The good hands of Allstate (NYSE: ALL ) reported earnings after the bell Wednesday, with better than expected results. While there were plenty of reasons for investors to love the Allstate earnings report, the stock is down in trading so far today -- with a 0.42% drop just after 1 p.m. EDT. Taking a deeper look than just analyst earnings expectations, here's a list of three reasons to love what the insurer reported last evening, along with one reason investors may be hating it, too.
Reason to Love No. 1: Earnings
Just like every other headline reported, Allstate's profits were down by 7% because of increased losses from catastrophic events. Now this might seem like it should be the bad news, but the insurer still produced higher than expected earnings. With EPS of $1.47 per share, the company handily beat the analyst consensus of $1.30 per share. This all being done in a quarter where the losses were $100 million higher than the year before -- a 38.6% increase.Though both earnings and operating profit both decreased year over year, the company was able to handle a heavier cost load while still maintaining market share and producing a return.
Reason to Love No. 2: Increased premiums
One of the key reasons Allstate was able to manage the bigger catastrophic loss burden was because of increases in the company's policy premiums. Overall property and casualty premiums grew 2.5% year over year, while Allstate Financial (the company's life and annuity business) premiums grew 4.7% during the same period. All of the company's insurance segments reported higher premiums for the quarter:
Segment | First-Quarter Premium Growth |
Allstate Brand | 1.1% |
Encompass | 7.2% |
Esurance | 30.5% |
Source: Allstate earnings press release May 1.
Esurance, a recently acquired self-directed insurance service also reported a 36.4% increase in policy units for the period. While this is also good news for the growth of the segment, Esurance serves the value sector of Allstate's insurance operations, so the policies will naturally have higher premiums, but also higher anticipated claims payouts. More on that in a minute.
Reason to Love No. 3: Improved combined ratio
In the insurance world, a combined ratio is the tally of losses and costs per $100 of written premiums. Allstate reported an 0.4 improvement in its underlying combined ratio, dropping it from 88.1 to 87.7. So for every $100 in premiums that Allstate brings in, it keeps $12.30. Competitor Traveler's Companies (NYSE: TRV ) reported improvement with its combined ratio, though its 3.7 point drop keeps it behind Allstate, netting it $11.50 per $100 in premiums.

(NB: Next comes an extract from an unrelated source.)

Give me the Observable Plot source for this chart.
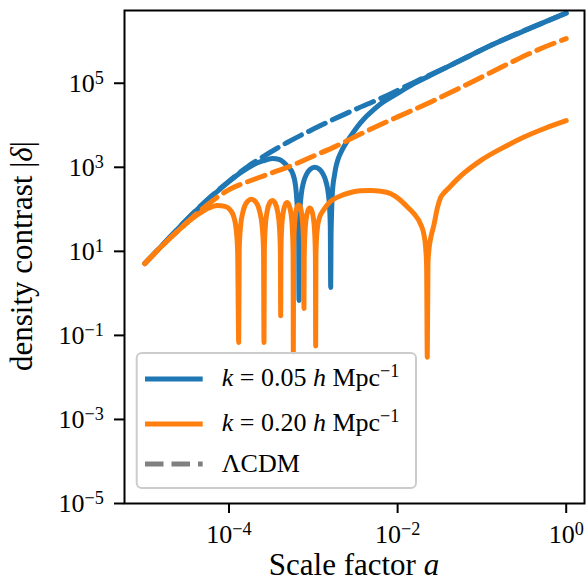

Each of the company's insurance segments have their own combined ratios, which can show you the difference in their operations and demographics:
Segment | Reported Combined Ratio | Improvement From Q1 2012 |
Standard Auto (Combined) | 96.1 | 1.2 points |
Allstate Brand | 94.2 | 1.0 points |
Encompass | 105.8 | 0.8 points |
Esurance | 110.3 | n/a |
Homeowners (Combined) | 65.8 | 1.2 points |
Allstate Brand | 85.1 | (4.9) points |
Source: Allstate earnings press release May 1.
As noted above, the Esurance brand is likely to require higher payouts for its policies, as demonstrated by the 110.3 combined ratio. The company has stated it is working on developing long-term customer relationships with the hope that new customers may be able to bring this number down in future periods. Allstate brand homeowners insurance saw a rise in its combined ratio largely due to the continued impact of Hurricane Sandy in the first quarter. The previous year saw an 11.2 point drop from 2011, so investors should be able to expect a decline next year, barring any other huge natural disasters.
One reason to hate
Okay, so here we are -- the top reason to hate Allstate's earnings announcement. It stems from a prudent decision on behalf of the company, but is not something any insurance investor really wants to hear. Because the historically low interest rate environment has been putting increased pressure on insurance companies' investment returns, Allstate has decided to make changes in its strategy. Leaving more traditional investments, the company is focusing on a shift to more cash-generating investments as a means to adjust to the current conditions. While this may be a good idea for the company now, it has already acknowledged that this move will reduce future investment income.
Since the company attributed its 1.2% return for the quarter to increased investment income, this is not a good sign for investors. Since insurance companies rely on their investment returns for a solid piece of their earnings, this is an important factor for Allstate investors to consider.
Going forward
Based on its first quarter, Allstate looks to be in good condition. With some more focus on gaining market share and improved operations, the company will continue to manage any future catastrophic losses like it has this past quarter. But with some pressure on its investment operations, there is plenty of reason for investors to hesitate on a rosy outlook for the company. Keep an eye out for more developments from Allstate, with a focus on its investment strategy.